Here's one key to Daniel Sperling's vision for the future of mobility: He doesn't like to drive.
It's not so much that Sperling, one of the nation's most influential transportation thinkers and policymakers, hates sitting behind the wheel (though he does prefer riding as a passenger). It's more that he finds the petroleum-powered, single-occupant vehicle a little, well, uninspiring. His new book, "Two Billion Cars: Driving Toward Sustainability," is a plan for how we can do better.
With co-author Deborah Gordon, Sperling lays out a path to cleaner cars, greener fuels and the biggest change a richer menu of transportation options, from "smart" microbuses to shared neighborhood vehicles.
"We can provide a transportation system that's cheaper and provides a better quality of service and more environmental benefits than the system we have now," he said.

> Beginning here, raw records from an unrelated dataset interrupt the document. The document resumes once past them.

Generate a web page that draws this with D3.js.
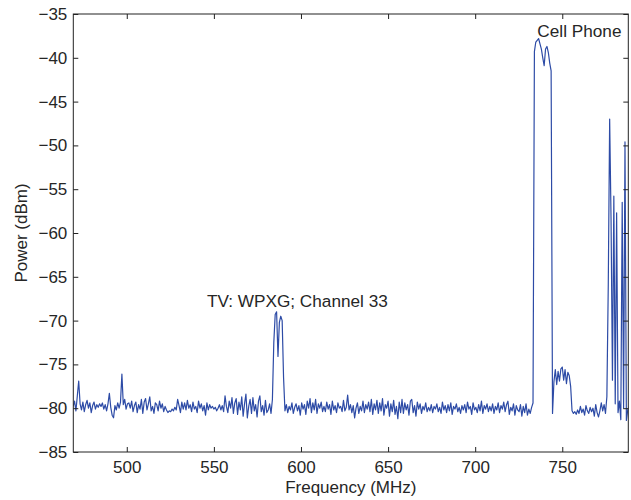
<!DOCTYPE html>
<html>
<head>
<meta charset="utf-8">
<script src="https://cdn.jsdelivr.net/npm/d3@7"></script>
<style>
  body { margin: 0; background: #fff; }
  svg { font-family: "Liberation Sans", Arial, sans-serif; }
</style>
</head>
<body>
<div id="chart"></div>
<script>
// sweep settings: first bin and bin spacing (MHz)
const freqStart = 469.2;
const freqStep = 0.8;

// measured power per bin (dBm), 20 bins per row
const power = [
  -79.8, -79.2, -80.3, -78.6, -76.9, -79.5, -80.2, -79.3, -80.4, -79.6, -79.1, -80.0, -79.4, -80.5, -79.7, -79.3, -80.1, -79.6, -79.9, -79.5,
  -79.8, -79.4, -80.1, -79.6, -80.3, -79.5, -78.3, -79.9, -80.8, -81.1, -79.7, -80.2, -79.4, -80.0, -79.3, -76.1, -79.6, -79.0, -80.1, -79.5,
  -79.4, -80.0, -79.2, -80.4, -79.7, -79.3, -80.5, -79.6, -80.1, -79.0, -80.6, -79.3, -78.9, -80.2, -79.5, -78.7, -80.3, -79.8, -80.6, -79.4,
  -79.6, -80.3, -79.2, -80.0, -79.5, -80.4, -79.8, -80.2, -80.5, -80.3, -80.4, -80.1, -80.3, -79.9, -80.2, -79.0, -79.7, -80.5, -79.3, -80.1,
  -79.4, -80.2, -79.1, -80.0, -79.6, -80.4, -79.3, -80.1, -79.8, -80.5, -79.2, -80.0, -79.5, -80.3, -79.7, -80.8, -79.4, -80.2, -79.6, -80.0,
  -79.8, -80.1, -79.9, -80.3, -80.0, -79.6, -80.2, -79.7, -80.4, -78.6, -79.8, -80.5, -79.2, -80.0, -78.8, -80.6, -79.4, -78.9, -80.7, -79.3,
  -80.2, -78.7, -80.9, -79.5, -78.4, -81.1, -79.8, -79.0, -80.6, -78.8, -80.3, -79.6, -81.0, -79.2, -78.6, -80.4, -79.7, -80.8, -79.1, -80.5,
  -80.2, -79.5, -80.6, -79.0, -72.5, -69.3, -69.0, -74.1, -70.2, -69.5, -70.0, -76.5, -80.3, -79.6, -80.5, -79.8, -80.2, -79.4, -80.6, -79.9,
  -79.5, -80.3, -79.7, -80.8, -79.4, -80.1, -79.6, -80.7, -79.2, -80.0, -78.9, -80.5, -79.4, -80.2, -79.0, -80.6, -79.5, -80.0, -79.3, -80.4,
  -79.8, -80.4, -79.3, -80.1, -79.6, -80.7, -79.2, -80.2, -79.7, -80.5, -79.4, -80.0, -79.8, -80.4, -79.1, -80.3, -79.9, -78.5, -80.2, -79.6,
  -80.5, -79.7, -81.1, -80.0, -79.4, -80.6, -79.8, -80.3, -79.2, -80.5, -79.6, -80.1, -79.3, -80.4, -79.0, -80.7, -79.5, -80.2, -79.1, -80.6,
  -79.4, -80.3, -78.9, -80.8, -79.6, -80.0, -79.2, -80.9, -79.5, -80.4, -79.1, -80.7, -79.8, -81.2, -79.3, -80.5, -79.0, -80.6, -79.4, -80.2,
  -79.6, -80.8, -79.2, -79.0, -80.5, -79.7, -80.9, -79.3, -80.1, -79.5, -80.6, -79.8, -80.2, -79.4, -80.4, -79.9, -80.3, -79.6, -80.5, -79.8,
  -80.1, -79.5, -80.4, -79.9, -80.6, -79.3, -80.2, -79.7, -80.5, -79.6, -80.3, -79.4, -80.7, -79.8, -80.1, -79.5, -80.4, -79.9, -80.6, -79.7,
  -80.2, -79.6, -80.5, -79.3, -80.1, -79.8, -80.7, -79.4, -80.2, -79.9, -80.5, -79.6, -80.3, -79.2, -80.6, -79.7, -80.1, -79.5, -80.4, -79.8,
  -80.3, -79.5, -80.6, -79.8, -80.2, -79.4, -80.5, -79.7, -80.1, -79.3, -80.4, -79.6, -79.2, -80.7, -79.9, -80.3, -79.5, -80.8, -79.7, -80.2,
  -80.4, -79.6, -80.9, -79.8, -80.5, -79.5, -80.8, -80.1, -80.6, -79.9, -79.4, -39.3, -38.2, -38.0, -37.8, -38.4, -39.0, -40.0, -40.9, -39.0,
  -38.7, -39.4, -40.6, -41.5, -80.6, -77.0, -75.6, -77.3, -75.8, -76.9, -75.5, -75.3, -76.8, -75.6, -77.2, -75.9, -76.3, -77.5, -80.3, -80.6,
  -80.4, -80.7, -80.2, -80.6, -79.8, -80.5, -80.1, -80.8, -79.7, -80.3, -80.6, -79.9, -80.4, -80.0, -80.9, -79.6, -80.5, -81.0, -80.3, -79.4,
  -80.3, -79.6, -80.6, -78.7, -66.0, -47.0, -58.5, -76.8, -55.8, -79.5, -57.7, -80.5, -79.2, -81.3, -56.5, -80.0, -49.6, -81.4, -80.2, -79.8
];

const xTicks = [500, 550, 600, 650, 700, 750];
const yTicks = [-85, -80, -75, -70, -65, -60, -55, -50, -45, -40, -35];
const notes = [
  { text: "TV: WPXG; Channel 33", f: 546.0, p: -68.5 },
  { text: "Cell Phone", f: 735.7, p: -37.6 }
];

const width = 631, height = 500;
const margin = { top: 14, right: 2.7, bottom: 48, left: 73.3 };

const svg = d3.select("#chart").append("svg")
  .attr("width", width)
  .attr("height", height);

const x = d3.scaleLinear()
  .domain([469.3, 787.9])
  .range([margin.left, width - margin.right]);

const y = d3.scaleLinear()
  .domain([-85, -35])
  .range([height - margin.bottom, margin.top]);

const spectrum = power.map((p, i) => ({ f: freqStart + i * freqStep, p: p }));

svg.append("clipPath").attr("id", "plot-clip")
  .append("rect")
  .attr("x", margin.left)
  .attr("y", margin.top)
  .attr("width", x.range()[1] - margin.left)
  .attr("height", y.range()[0] - margin.top);

svg.append("path")
  .datum(spectrum)
  .attr("clip-path", "url(#plot-clip)")
  .attr("fill", "none")
  .attr("stroke", "#2d4ba6")
  .attr("stroke-width", 1.2)
  .attr("stroke-linejoin", "round")
  .attr("d", d3.line().x(d => x(d.f)).y(d => y(d.p)));

const tickColor = "#222";
const fontSize = "17px";

// axes with inward ticks, mirrored on top and right like matlab
const bottomAxis = svg.append("g")
  .attr("transform", `translate(0,${y.range()[0]})`)
  .call(d3.axisBottom(x).tickValues(xTicks).tickSizeInner(-5).tickSizeOuter(0).tickPadding(9.2));
const topAxis = svg.append("g")
  .attr("transform", `translate(0,${margin.top})`)
  .call(d3.axisTop(x).tickValues(xTicks).tickSizeInner(-5).tickSizeOuter(0).tickFormat(""));
const leftAxis = svg.append("g")
  .attr("transform", `translate(${margin.left},0)`)
  .call(d3.axisLeft(y).tickValues(yTicks).tickSizeInner(-5).tickSizeOuter(0).tickPadding(6));
const rightAxis = svg.append("g")
  .attr("transform", `translate(${x.range()[1]},0)`)
  .call(d3.axisRight(y).tickValues(yTicks).tickSizeInner(-5).tickSizeOuter(0).tickFormat(""));

[bottomAxis, topAxis, leftAxis, rightAxis].forEach(g => {
  g.select(".domain").remove();
  g.selectAll(".tick line").attr("stroke", tickColor);
  g.selectAll(".tick text")
    .attr("fill", "#262626")
    .style("font-size", fontSize)
    .style("font-family", "'Liberation Sans', Arial, sans-serif");
});

svg.append("rect")
  .attr("x", margin.left)
  .attr("y", margin.top)
  .attr("width", x.range()[1] - margin.left)
  .attr("height", y.range()[0] - margin.top)
  .attr("fill", "none")
  .attr("stroke", tickColor)
  .attr("stroke-width", 1);

svg.append("text")
  .attr("x", (margin.left + x.range()[1]) / 2)
  .attr("y", 493)
  .attr("text-anchor", "middle")
  .attr("fill", "#262626")
  .style("font-size", fontSize)
  .text("Frequency (MHz)");

svg.append("text")
  .attr("transform", `translate(27,${(margin.top + y.range()[0]) / 2}) rotate(-90)`)
  .attr("text-anchor", "middle")
  .attr("fill", "#262626")
  .style("font-size", fontSize)
  .text("Power (dBm)");

svg.selectAll(".note")
  .data(notes)
  .enter().append("text")
  .attr("class", "note")
  .attr("x", d => x(d.f))
  .attr("y", d => y(d.p))
  .attr("fill", "#262626")
  .style("font-size", "17.2px")
  .text(d => d.text);
</script>
</body>
</html>
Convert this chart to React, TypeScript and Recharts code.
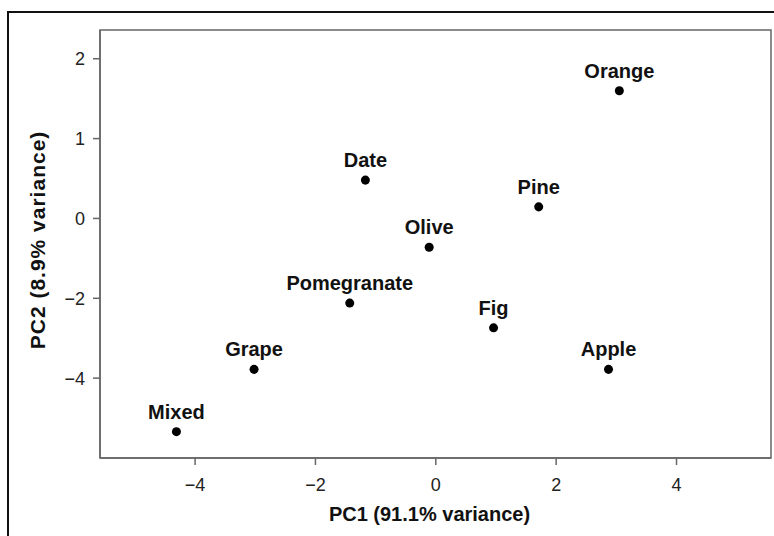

Sperling, 57, is the founding director of the Institute of Transportation Studies at the University of California, Davis, and one of the nine members of the state Air Resources Board, which heads California's war on climate change.
He is the air board's acknowledged expert on vehicles and fuels. That puts him in a key position as the state expands its carbon-cutting power in that area.
But at times he's pushed for caution rather than change. Last year, he led a board decision to relax state mandates for all-electric and hydrogen-powered vehicles. It pleased carmakers but drew a furious response from electric-car advocates.
Next month, he stands to swing the debate again as the board takes up the world's first plan shaped largely by Sperling to cut the carbon content of vehicle fuels.
Sperling has been thinking for years about many of the policies the air board is now enacting. But when he started work on "Two Billion Cars," in 2000 about the time he bought his first Toyota Prius many of his ideas didn't seem likely to reach beyond academia.
Fuel efficiency in the United States hadn't improved since the early 1980s. Detroit was captivated by fast-selling SUVs. And a hodgepodge of policies had first pushed one alternative fuel, then another (remember methanol?), to little lasting effect.
"I was frustrated by the nature of the public debate," said Sperling late last month, swiveling on his chair in a compact UC Davis office that holds six floor-to-ceiling bookshelves and a desk piled with reports. "It was not a very well-informed discussion."
But by the time the book was released in December, the gears had begun to turn. New federal standards are set to improve fuel-efficiency to 35 mpg by 2020, and state officials are pushing for even higher targets. A new state law requires land developments be designed to reduce driving. State regulators are hustling to cut California's greenhouse gas emissions roughly 40 percent of which come from vehicles back to 1990 levels by 2020.
The book's timeliness helped vault Sperling into the national eye. He landed an interview on National Public Radio, an op-ed in the New York Times and high-profile speaking appearances from Washington, D.C., to San Francisco.
Last month, he sat across from Jon Stewart for a six-minute spot on Comedy Central's "The Daily Show." After fighting off a laugh attack, Sperling squeezed in pitches for a few of his favorite policies, including a national floor on the price of gasoline.
Much of the book, Sperling said, is informed by conversations over decades with executives in the global auto and oil industries. Those connections are part of what makes his transportation dreams, radical as some are, feel plausible. He knows what drives corporate decision-makers, and recognizes how fast or how slowly their companies can realistically change.
"He has been a voice of reason and vision," said David Cole, an industry expert who chairs the Ann Arbor, Mich.-based Center for Automotive Research.
At the same time, Sperling has earned respect from the mainstream environmental community, which cheered his appointment in 2007 to an air board spot held in the past by auto industry insiders.